I don’t know where the bottomless pit began. Maybe it’s always been there. How can something with no end have a beginning? But I think most of us first encountered the bottomless pit playing Super Mario Brothers, falling off the bottom of the screen, hearing the sad little jingle to notify us of our demise.
I remember now how strange it seemed to me the first time I encountered it. A convention almost as unintuitive as the inability to ever go back – and how curious it is that one of those died with that game while the other is still alive. We still have no end of endless voids awaiting our carelessness, four thousand holes leading nowhere.
But just like any other living language, the language of games shifts over time. Pits stopped being bottomless, and began to lead to new places, the mines that belonged to the mineshafts, the aquifers under the wells. The bottomless pits never went away, still dominating the many run-right platformers that followed in Mario’s footsteps, but along with them came Metroid and other games like it, now rather clumsily dubbed ‘Metroidvanias’.
Personally I prefer it when pits have a bottom. I like it when, if I fall, I fall into somewhere new. It’s a different way to look at the world: One way sees an obstacle, a fall, a chance to fail, where the other sees two diverging paths, one down and one forward. Even if you didn’t mean to fall in the pit, even if down there is definitely a place you don’t want to be, there’s at least something there – and, sometimes, maybe, something worthwhile. There are many dead ends, but you don’t know what will be what until you get there.
This philosophy permeates this style of game. Not all obstacles are deadly, not all side paths are dead ends, and paths which dead-end now might open up later. Playing a Metroidvania feels more real, more mappable to my general experience of existing in the world, than a simple dexterity challenge. Obstacles are never just obstacles, dead ends are never just dead ends, revisiting problems that stymied us before can yield new ways forward, and things that at first appear to be worthless can, in the end, change everything.
It’s a completely different way of relating to an environment; some games create a space for you to conquer, but Metroidvanias create a space for you to live in, to understand, to become a part of. The world is not your enemy, but a character for you to empathize with and interact with, an ongoing conversation. And, later on, we can play with that familiarity, can change areas based on your actions, can warp the world to create something new. The impact of finding the upside-down castle in Symphony of the Night would not have been nearly as impressive if we hadn’t just spent hours becoming painstakingly familiar with the normally-oriented original version.
This may, ultimately, be why Dark Souls 3 leaves me the least excited of the trilogy. Dark Souls truly lives up to this ideal, creates an intricately networked world that can be navigated in many ways. Dark Souls 2 fails to live up to this promise rather spectacularly, segmenting each area harshly and connecting them haphazardly, but encourages you to spend a lot of time in each area, to return to it for its unique covenants and merchants, encouraging real familiarity with and affection for every aspect of every area. Dark Souls 3, however, just gives you a series of levels to overcome: They are beautiful levels, detailed levels, and many advantages can be gained by being thorough in your approach to them, but in the end once you overcome them there is no reason to return. The NPCs all follow you home, the covenants are there as you need them, and the area sits, conquered, never to be rediscovered until a potential future play-through.

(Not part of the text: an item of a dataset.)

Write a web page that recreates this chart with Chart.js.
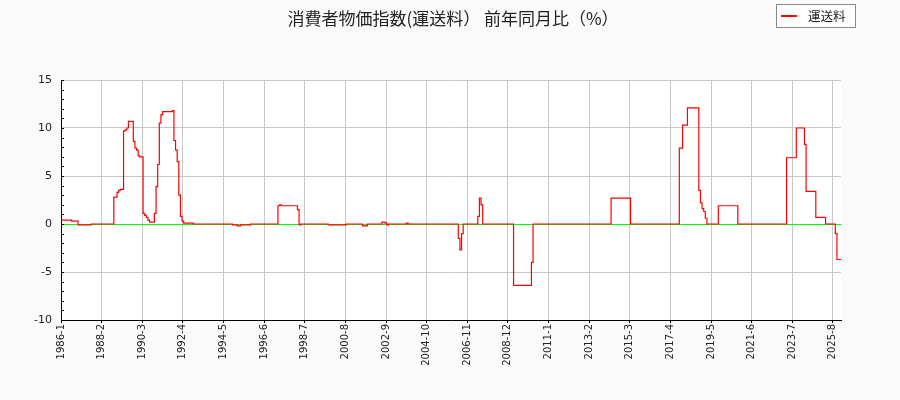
<!DOCTYPE html>
<html>
<head>
<meta charset="utf-8">
<title>消費者物価指数(運送料) 前年同月比</title>
<script src="https://cdn.jsdelivr.net/npm/chart.js@4.4.1/dist/chart.umd.min.js"></script>
<style>
  html, body { margin: 0; padding: 0; background: #fafafa; }
  #wrap { width: 900px; height: 400px; }
</style>
</head>
<body>
<div id="wrap"><canvas id="cpiChart" width="900" height="400"></canvas></div>
<script>
// 運送料 前年同月比 (%), monthly from 1986-1, one row per year
const yoyValues = [
  0.4, 0.4, 0.4, 0.4, 0.4, 0.4, 0.4, 0.3, 0.3, 0.3, 0.3, -0.1,      // 1986
  -0.1, -0.1, -0.1, -0.1, -0.1, -0.1, -0.1, 0, 0, 0, 0, 0,          // 1987
  0, 0, 0, 0, 0, 0, 0, 0, 0, 2.8, 2.8, 3.3,                         // 1988
  3.5, 3.6, 3.6, 9.7, 9.8, 10.0, 10.7, 10.7, 10.7, 8.6, 7.9, 7.7,   // 1989
  7.1, 7.0, 7.0, 1.1, 0.9, 0.7, 0.4, 0.2, 0.2, 0.2, 1.1, 3.9,       // 1990
  6.2, 10.5, 11.4, 11.7, 11.7, 11.7, 11.7, 11.7, 11.7, 11.8, 8.7, 7.7, // 1991
  6.5, 3.0, 0.8, 0.3, 0.1, 0.1, 0.1, 0.1, 0.1, 0.1, 0, 0,           // 1992
  0, 0, 0, 0, 0, 0, 0, 0, 0, 0, 0, 0,                               // 1993
  0, 0, 0, 0, 0, 0, 0, 0, 0, 0, -0.1, -0.1,                         // 1994
  -0.1, -0.2, -0.2, -0.1, -0.1, -0.1, -0.1, -0.1, -0.1, 0, 0, 0,    // 1995
  0, 0, 0, 0, 0, 0, 0, 0, 0, 0, 0, 0,                               // 1996
  0, 0, 1.9, 2.0, 1.9, 1.9, 1.9, 1.9, 1.9, 1.9, 1.9, 1.9,           // 1997
  1.9, 1.9, 1.5, -0.1, 0, 0, 0, 0, 0, 0, 0, 0,                      // 1998
  0, 0, 0, 0, 0, 0, 0, 0, 0, -0.1, -0.1, -0.1,                      // 1999
  -0.1, -0.1, -0.1, -0.1, -0.1, -0.1, -0.1, -0.1, 0, 0, 0, 0,       // 2000
  0, 0, 0, 0, 0, 0, -0.2, -0.2, -0.2, 0, 0, 0,                      // 2001
  0, 0, 0, 0, 0, 0, 0.2, 0.2, 0.1, -0.1, 0, 0,                      // 2002
  0, 0, 0, 0, 0, 0, 0, 0, 0, 0.1, 0, 0,                             // 2003
  0, 0, 0, 0, 0, 0, 0, 0, 0, 0, 0, 0,                               // 2004
  0, 0, 0, 0, 0, 0, 0, 0, 0, 0, 0, 0,                               // 2005
  0, 0, 0, 0, 0, -1.5, -2.7, -1.0, 0, 0, 0, 0,                      // 2006
  0, 0, 0, 0, 0, 0.8, 2.7, 2.0, 0, 0, 0, 0,                         // 2007
  0, 0, 0, 0, 0, 0, 0, 0, 0, 0, 0, 0,                               // 2008
  0, 0, 0, -6.4, -6.4, -6.4, -6.4, -6.4, -6.4, -6.4, -6.4, -6.4,    // 2009
  -6.4, -6.4, -4.0, 0, 0, 0, 0, 0, 0, 0, 0, 0,                      // 2010
  0, 0, 0, 0, 0, 0, 0, 0, 0, 0, 0, 0,                               // 2011
  0, 0, 0, 0, 0, 0, 0, 0, 0, 0, 0, 0,                               // 2012
  0, 0, 0, 0, 0, 0, 0, 0, 0, 0, 0, 0,                               // 2013
  0, 0, 0, 2.7, 2.7, 2.7, 2.7, 2.7, 2.7, 2.7, 2.7, 2.7,             // 2014
  2.7, 2.7, 2.7, 0, 0, 0, 0, 0, 0, 0, 0, 0,                         // 2015
  0, 0, 0, 0, 0, 0, 0, 0, 0, 0, 0, 0,                               // 2016
  0, 0, 0, 0, 0, 0, 0, 0, 0, 7.9, 7.9, 10.3,                        // 2017
  10.3, 10.3, 12.1, 12.1, 12.1, 12.1, 12.1, 12.1, 12.1, 3.5, 2.2, 1.6, // 2018
  1.3, 0.6, 0, 0, 0, 0, 0, 0, 0, 1.9, 1.9, 1.9,                     // 2019
  1.9, 1.9, 1.9, 1.9, 1.9, 1.9, 1.9, 1.9, 1.9, 0, 0, 0,             // 2020
  0, 0, 0, 0, 0, 0, 0, 0, 0, 0, 0, 0,                               // 2021
  0, 0, 0, 0, 0, 0, 0, 0, 0, 0, 0, 0,                               // 2022
  0, 0, 0, 6.9, 6.9, 6.9, 6.9, 6.9, 6.9, 10.0, 10.0, 10.0,          // 2023
  10.0, 10.0, 8.3, 3.4, 3.4, 3.4, 3.4, 3.4, 3.4, 0.7, 0.7, 0.7,     // 2024
  0.7, 0.7, 0.7, 0, 0, 0, 0, 0, 0, -1.0, -3.7, -3.7,                // 2025
  -3.7                                                              // 2026
];

const startYear = 1986;
const labelEvery = 25;          // a tick label every 25 months
const yMin = -10, yMax = 15;
const seriesName = '運送料';
const chartTitle = '消費者物価指数(運送料） 前年同月比（%）';

// month labels "YYYY-M"
const monthLabels = [];
for (let i = 0; i < yoyValues.length; i++) {
  monthLabels.push(`${startYear + Math.floor(i / 12)}-${(i % 12) + 1}`);
}

const frame = {
  id: 'frame',
  beforeDraw(chart) {
    const { ctx, chartArea: a } = chart;
    ctx.save();
    ctx.fillStyle = '#fafafa';
    ctx.fillRect(0, 0, chart.width, chart.height);
    ctx.fillStyle = '#ffffff';
    ctx.fillRect(a.left, a.top, a.right - a.left, a.bottom - a.top);
    ctx.restore();
  },
  afterDraw(chart) {
    const { ctx, chartArea: a } = chart;
    const y = chart.scales.y;
    ctx.save();
    // small inward ticks on the y axis
    ctx.strokeStyle = '#000';
    ctx.lineWidth = 1;
    ctx.beginPath();
    for (let v = yMin; v <= yMax; v++) {
      const py = Math.round(y.getPixelForValue(v)) + 0.5;
      ctx.moveTo(a.left, py);
      ctx.lineTo(a.left + 3, py);
    }
    ctx.stroke();

    // title
    ctx.fillStyle = '#222';
    ctx.font = '17px "Noto Sans CJK JP"';
    ctx.textAlign = 'center';
    ctx.textBaseline = 'middle';
    ctx.fillText(chartTitle, 453, 19);

    // legend box
    ctx.fillStyle = '#fff';
    ctx.fillRect(776.5, 4.5, 79, 23);
    ctx.strokeStyle = '#888';
    ctx.strokeRect(776.5, 4.5, 79, 23);
    ctx.strokeStyle = '#ff0000';
    ctx.lineWidth = 2;
    ctx.beginPath();
    ctx.moveTo(781, 16);
    ctx.lineTo(797, 16);
    ctx.stroke();
    ctx.fillStyle = '#222';
    ctx.font = '12.5px "Noto Sans CJK JP"';
    ctx.textAlign = 'left';
    ctx.fillText(seriesName, 808, 16);
    ctx.restore();
  }
};

new Chart(document.getElementById('cpiChart'), {
  type: 'line',
  data: {
    labels: monthLabels,
    datasets: [{
      label: seriesName,
      data: yoyValues,
      borderColor: '#ff0000',
      borderWidth: 1.2,
      pointRadius: 0,
      stepped: 'middle',
      fill: false
    }]
  },
  options: {
    responsive: false,
    animation: false,
    devicePixelRatio: 1,
    layout: { padding: { left: 0, right: 59, top: 80, bottom: 0 } },
    plugins: {
      legend: { display: false },
      title: { display: false },
      tooltip: { enabled: false }
    },
    scales: {
      x: {
        type: 'category',
        afterBuildTicks: (scale) => {
          scale.ticks = scale.ticks.filter(t => t.value % labelEvery === 0);
        },
        afterFit: (scale) => { scale.height = 80; },
        border: { display: true, color: '#000', width: 1 },
        grid: {
          color: '#c8c8c8',
          lineWidth: 1,
          drawTicks: true,
          tickLength: 3,
          tickColor: '#000'
        },
        ticks: {
          autoSkip: false,
          minRotation: 90,
          maxRotation: 90,
          padding: 1,
          color: '#222',
          font: { family: 'DejaVu Sans', size: 10 }
        }
      },
      y: {
        min: yMin,
        max: yMax,
        afterFit: (scale) => { scale.width = 61; },
        border: { display: true, color: '#000', width: 1 },
        grid: {
          drawTicks: false,
          lineWidth: 1,
          color: (ctx) => {
            const v = ctx.tick.value;
            if (v === 0) return '#00ff00';
            return v % 5 === 0 ? '#c8c8c8' : 'rgba(0,0,0,0)';
          }
        },
        ticks: {
          stepSize: 1,
          autoSkip: false,
          padding: 9,
          color: '#222',
          font: { family: 'DejaVu Sans', size: 11 },
          callback: (v) => (v % 5 === 0 ? v : '')
        }
      }
    }
  },
  plugins: [frame]
});
</script>
</body>
</html>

Here is where the meat meets the metal, the gear meets the bone; a video game is both an activity to engage in and a space to exist in. Some games embrace the former and some the latter, and there’s a distinct difference in the philosophical view of each, of what it means to interact with a world, of how problems can and should be approached. And, really, there’s nothing wrong with the obstacle model, the view of the game as primarily an activity, a skill to be polished, a challenge to be conquered.
I’d just rather stay in a hotel than run a gauntlet, myself, personally.
Nice article, and I agree with you about Dark Souls. It just seems like it’s leagues ahead of any other of the Souls games, or any other game in the genre, with its masterful level design. Truly unique.